You might reasonably think that the natural conclusion to this fact is that the best way to deal with so-called ‘overpopulation’ is to help the Third World get richer as quickly as possible. But herein lies the big problem with statistics: they can be cherry-picked at will, so that if they say the thing you want them to say you’ll cite them ad nauseam, and if you don’t you’re sure to be able to find some other statistic that proves the exact opposite.

This rule applies just as well to life generally. W.S. Gilbert nailed it in Iolanthe when he wrote that ‘Every boy and every gal that’s born into the word alive is either a little Liberal or else a little Conservative’. It seems to be something that works entirely independent of education or even upbringing. It’s a mindset. A psychopathology, almost — at least where liberalism is concerned. Which brings me to Ian Hislop.

In so many ways, Hislop is one of the most reliable, delightful and watchable presenters on TV. But there’s no getting round it, his new series Ian Hislop’s Age of the Do-Gooders (BBC2, Monday) is about as much fun as three whole hours with a man and his model train set when you thought you were only popping in for a quick glance, not for a long treatise on rail gauges and how he goes about creating the tree effects on his diorama.

Hislop seems instinctively to sense that his hobby-horse has been somewhat overindulged by the BBC — ‘Tell you what, Ian. Promise you won’t leave Have I Got News For You and we’ll let you make your three-parter on — sorry, mate, excuse the yawn, up late last night, nothing to do with your really great idea — Victorian social reformers. Can’t say fairer than that now, can we?’— and compensates by mugging and grinning like a PG Tips chimp to show us all, it’s OK, he doesn’t take these worthy social reformers too seriously either.

Except, of course, he does. Hislop’s thesis is that the Victorians’ greatest legacy was to lay the foundations for all those extensive social-welfare programmes — everything from animal and children’s rights to healthcare — which we now have quite properly institutionalised within various branches of government.

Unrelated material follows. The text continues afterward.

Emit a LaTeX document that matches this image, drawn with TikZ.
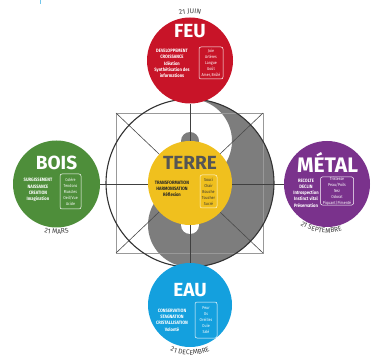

But he has got completely the wrong end of the stick. Wilberforce, Doctor Barnardo, Lord Shaftesbury and all the other Do Gooders Hislop celebrates were not weird aberrations who sprang up in defiant opposition to the era to rescue it from its own selfishness and licentiousness. Rather, they are proof that in such happy times when government does not see it as its job to micromanage every last detail of social injustice, free citizens will rise to the occasion and do a much better job for a fraction of the cost.